Programs for Students, Teachers, Colleges
Since the first internship scholarship was awarded in 1989, hundreds of students have spent part of a summer as a WNPA Foundation intern at a community newspaper in Washington. The hands-on experience prepares them to contribute effectively early in their careers as journalists.
Applications are due before the end of January each year. To apply, send a cover letter telling why you want to work for a community newspaper, a resume and work samples to firstname.lastname@example.org.
Applicants are college students from two or four year institutions. Interested college students should contact their school’s journalism department.
Since the 2011 Legislative Session, the WNPA Foundation has provided scholarships for journalism students to do full-time, supervised reporting on Olympia.
The Foundation funds the program through donations by publishers and an annual silent auction, as well as through income from named endowments.
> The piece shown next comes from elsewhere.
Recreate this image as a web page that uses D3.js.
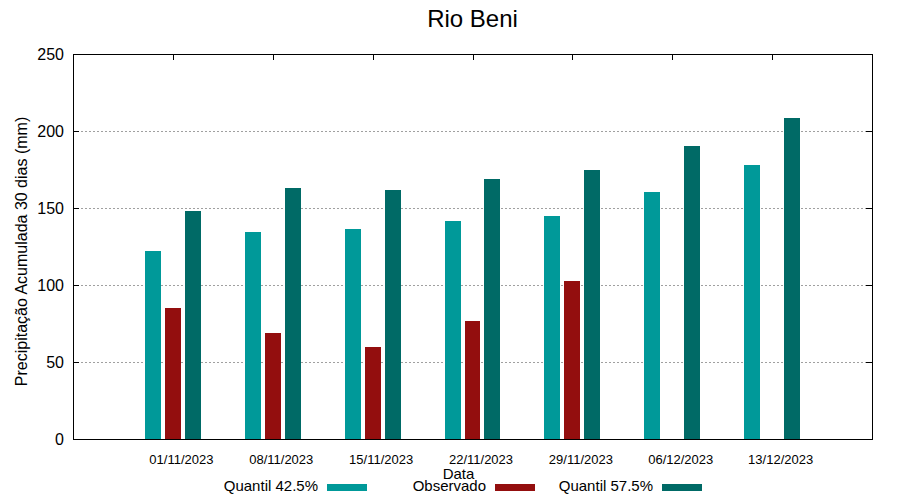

These include the Bruce and Betty Helberg Internship Scholarship (est. 1988), the Verizon Northwest Internship Scholarship (1990), Richard W. Gay Internship Scholarship (1990), the Jim and Kay Flaherty Internship Scholarship (1993), and the Bruce Wilson and Henry Gay Internship Scholarship (2012).
UW Legislative Reporting Internship
These students file reports on issues of interest to rural or suburban communities. The stories are available to all 100-plus community newspapers in WNPA. The students are mentored both by UW staff and by experienced WNPA editors and publishers who serve as volunteer mentors. Interns receive a stipend to cover housing and other needs.
Two internships are named in honor of Kris Passey and Wallie V. Funk. Passey was a former owner of the Marysville Globe and Arlington Times and a founder of the Washington Coalition for Open Government. Funk, an avid photographer and community activist, was publisher of the Whidbey News-Times, South Whidbey Record and the Anacortes American. Passey and Funk both passed away in 2017.
The Foundation launched the Educator-in-Residence program to provide high school and college level teachers with hands-on work experiences at community newspapers.
The teachers intern for 80 hours at WNPA-member newspapers during the summer. When they return to the classroom, they have fresh, real-life experiences in community journalism with which they can inspire and inform their students.
Publisher in Residence
Under the Publisher-in-Residence program, ongoing since 1981, community newspaper publishers visit university journalism programs, spending an afternoon or up to three days. Depending on the school’s needs the publisher discusses news gathering, ethics, advertising, business management, multi-media skills, career opportunities or other topics requested by the professor. The publishers also typically meet with the staff of the student newspaper. Many do professional critiques of news products.